Where there is a barrier, though, you’ll find leaders working to knock it down.

As part of the event, Visa held a panel discussion with several leaders in the cashless field, including Pramod Saxena the chairman of Oxigen Services India, the subcontinent’s first fintech company to digitize cash.

India is home to 1.3 billion people, and two years ago 94% of all transactions took place in cash. The economy was in cash.

Over the last two years, Saxena says, there has been a push by the central government to deregulate and create a digital infrastructure for moving cash. India created one of the world’s largest databases for digital IDs — fueled by biometric signatures, not unique numbers — and allowed its residents to open bank accounts using this ID, without requiring paperwork. Since then, more than 600 million new bank accounts have been opened. And these bank accounts allow India’s residents to send money person-to-person.

“For people who weren’t connected to the system, now they are,” he says.

That’s just one success story, though digitization has yet to reach 100%.

And full adoption is the goal, says panel member David Block-Schachter, chief technology officer at the Massachusetts Bay Transit Authority (MTBA). Without it, the benefits of a cashless society will remain limited. From his perspective, transportation runs on a schedule. Fare payment systems, even those that support digital payments, that process cash will add time to trips. 10-15 seconds here or there may not sound significant, but any wasted time introduces inefficiency to a system that is meant to be free of it.

But how can we encourage cashless populations?

Education on its benefits is a good place to start. Because it is physical and carries little in the way of security, cash makes holders vulnerable to petty (or grand) theft. As paper, it also requires environmental investment to produce. Still, cash is an easy form of payment for many. The societies that have seen success in cashless have encourage digital adoption through incentive.

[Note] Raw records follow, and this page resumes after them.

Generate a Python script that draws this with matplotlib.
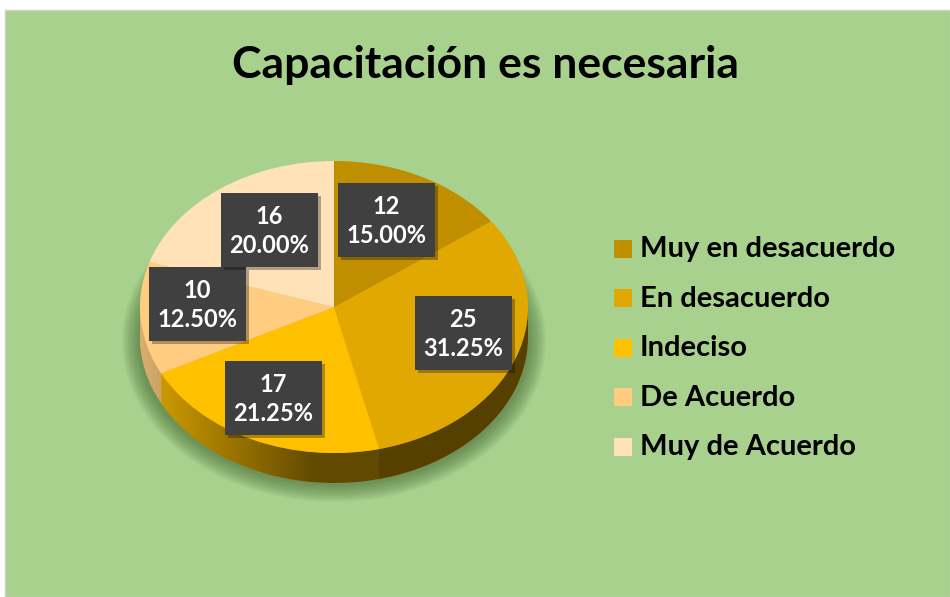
import numpy as np, matplotlib
matplotlib.use('Agg')
import matplotlib.pyplot as plt
from matplotlib.patches import Rectangle, Ellipse, Polygon
from matplotlib.colors import to_rgb

plt.rcParams.update({'font.family': ['Lato', 'DejaVu Sans'], 'font.weight': 'bold'})

title = 'Capacitación es necesaria'
categories = ['Muy en desacuerdo', 'En desacuerdo', 'Indeciso', 'De Acuerdo', 'Muy de Acuerdo']
counts = [12, 25, 17, 10, 16]
colors = ['#BF8F00', '#E0A800', '#FFC000', '#FFCC80', '#FFE2B8']

# layout (pixels)
label_xy = [(386, 220), (463, 333), (273, 398), (197, 304), (269, 230)]
W, H = 950, 597
BG = '#A9D18E'
cx, cy, rx, ry, depth = 334, 307, 194, 146, 30

fig = plt.figure(figsize=(W/100, H/100), dpi=100, facecolor='white')

def px_axes(x0, y0, x1, y1, z):
    return fig.add_axes([x0/W, 1-y1/H, (x1-x0)/W, (y1-y0)/H], zorder=z)

bg = px_axes(0, 0, W, H, 0)
bg.set_xlim(0, W); bg.set_ylim(H, 0); bg.axis('off')
bg.add_patch(Rectangle((5, 10), W-5, H-10, facecolor=BG, edgecolor='#D0D0D0', lw=1))
# soft shadow under the pie
for k in range(12):
    bg.add_patch(Ellipse((cx, cy+depth+4), 2*rx+36-k*3, 2*ry+30-k*3,
                         color='#3f5f2a', alpha=0.06, lw=0))

# pie: side made of stacked layers, then the top face
pa = px_axes(cx-rx, cy-ry, cx+rx, cy+ry+depth, 1)
dd = depth/ry
side = [tuple(np.array(to_rgb(c))*0.85) for c in colors]
for k in range(depth, 0, -1):
    pa.pie(counts, colors=side, startangle=90, counterclock=False,
           center=(0, -k/ry), wedgeprops=dict(lw=0, zorder=1))

t = np.linspace(np.pi, 2*np.pi, 200)
band = np.r_[np.c_[np.cos(t), np.sin(t)], np.c_[np.cos(t[::-1]), np.sin(t[::-1])-dd]]
clip = Polygon(band, closed=True, transform=pa.transData, fc='none', ec='none')
pa.add_patch(clip)
shade = np.zeros((1, 256, 4))
shade[..., 3] = np.clip((np.linspace(-1, 1, 256)+1)/0.9, 0, 1)*0.55
im = pa.imshow(shade, extent=(-1, 1, -1-dd, 0.1), aspect='auto', zorder=2, interpolation='bilinear')
im.set_clip_path(clip)

wedges, _ = pa.pie(counts, colors=colors, startangle=90, counterclock=False,
                   wedgeprops=dict(lw=0, zorder=3))
pa.set_aspect('auto'); pa.set_xlim(-1, 1); pa.set_ylim(-1-dd, 1); pa.axis('off')

# overlay: title, labels, legend
fg = px_axes(0, 0, W, H, 3)
fg.set_xlim(0, W); fg.set_ylim(H, 0); fg.axis('off'); fg.patch.set_alpha(0)
fg.text(485, 78, title, ha='center', va='baseline', fontsize=32, fontweight='bold', color='black')

total = sum(counts)
for (x, y), n in zip(label_xy, counts):
    fg.add_patch(Rectangle((x-48+3, y-37+3), 97, 74, fc='black', alpha=0.3, lw=0))
    fg.add_patch(Rectangle((x-48, y-37), 97, 74, fc='#404040', lw=0))
    fg.text(x, y+1, f'{n}\n{n/total*100:.2f}%', ha='center', va='center', color='white',
            fontsize=17, fontweight='bold', linespacing=1.35)

for i, (cat, c) in enumerate(zip(categories, colors)):
    yy = 248.5 + 49.6*i
    fg.add_patch(Rectangle((614, yy-9), 18, 18, fc=c, lw=0))
    fg.text(640, yy+8.5, cat, ha='left', va='baseline', fontsize=21, fontweight='bold', color='black')

fig.savefig('out.png', dpi=100, facecolor='white')
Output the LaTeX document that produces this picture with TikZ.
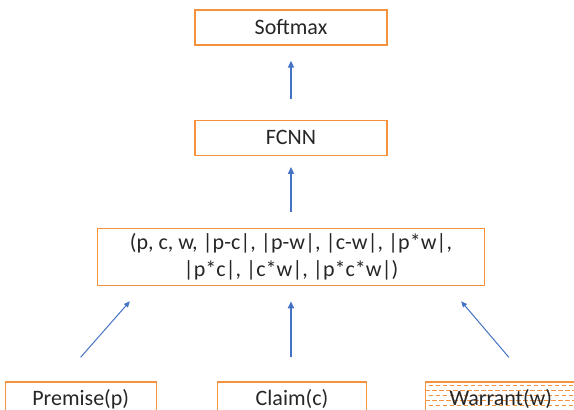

In Norway, says panelist Leif Trana, minister counsellor for economic and artic affairs at the Embassy of Norway, the shift has been gradual. As part of labor contracts, banks promise workers that if they no longer received payments in cash — but deposited it electronically — they would never charge them withdrawal fees. In addition, the federal government required citizens to open digital mailboxes for communication purposes. The government no longer sends any paper communications.

As for security concerns, those are real and more than a little scary. Consider a full move to digital: what if the electrical grid went out? What if the processing platforms went down? People would lose access to their money. And while part of this security risk can be addressed by creating redundant systems in the case of failure, there is still the challenge of personal information floating around the digital space.

In India, Saxena says, digital IDs require residents to disclose no personal information. All they need is their fingerprint or other biometric authentication — there no account number, no password. So the network is secure as long as the digital database is secure, he says.

“There hasn’t been a serious challenge yet,” he says. “Though that doesn’t mean there won’t be.”